Many of the longer scripts and functions are available to download as well. See the end of this Preface for details. We have chosen to use #!/usr/bin/env bash for these examples, where applicable, as that is more portable than the #!/bin/bash you will see on Linux or a Mac.

Useless Use of cat

Certain Unix users take a positively giddy delight in pointing out inefficiencies in other people’s code. Most of the time this is constructive criticism gently given and gratefully received. Probably the most common case is the so-called “useless use of cat award” bestowed when someone does something like cat file | grep foo instead of simply grep foo
file.

In this case, cat is unnecessary and incurs some system overhead since it runs in a subshell. Another common case would be cat file | tr ‘[A-Z]’ ‘[a-z]’ instead of tr ‘[A-Z]’ ‘[a-z]’ < file. Sometimes using cat can even cause your script to fail. But… (you knew that was coming, didn’t you?) sometimes unnecessarily using cat actually does serve a purpose. It might be a placeholder to demonstrate the fragment of a pipeline, with other commands later replacing it (perhaps even cat -n).

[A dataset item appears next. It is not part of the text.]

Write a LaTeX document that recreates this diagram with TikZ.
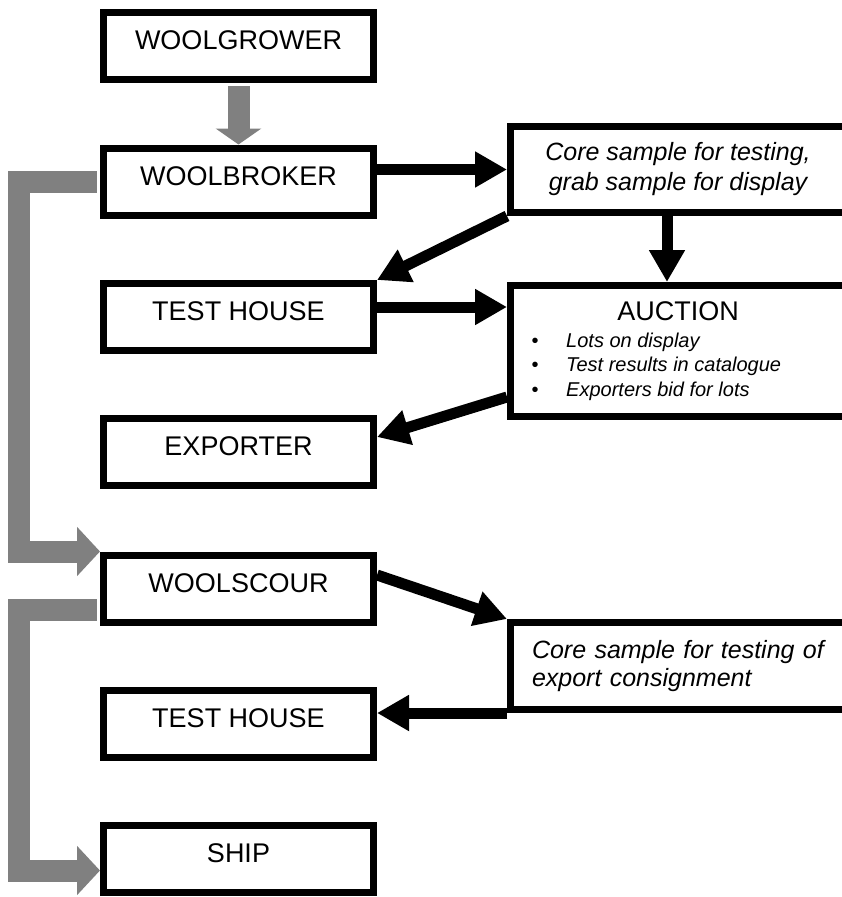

Or it might be that placing the file near the left side of the code draws the eye to it more clearly than hiding it behind a < on the far right side of the page. While we applaud efficiency and agree it is a goal to strive for, it isn’t as critical as it once was. We are not advocating carelessness and code-bloat, we’re just saying that processors aren’t getting any slower any time soon. So if you like cat, use it.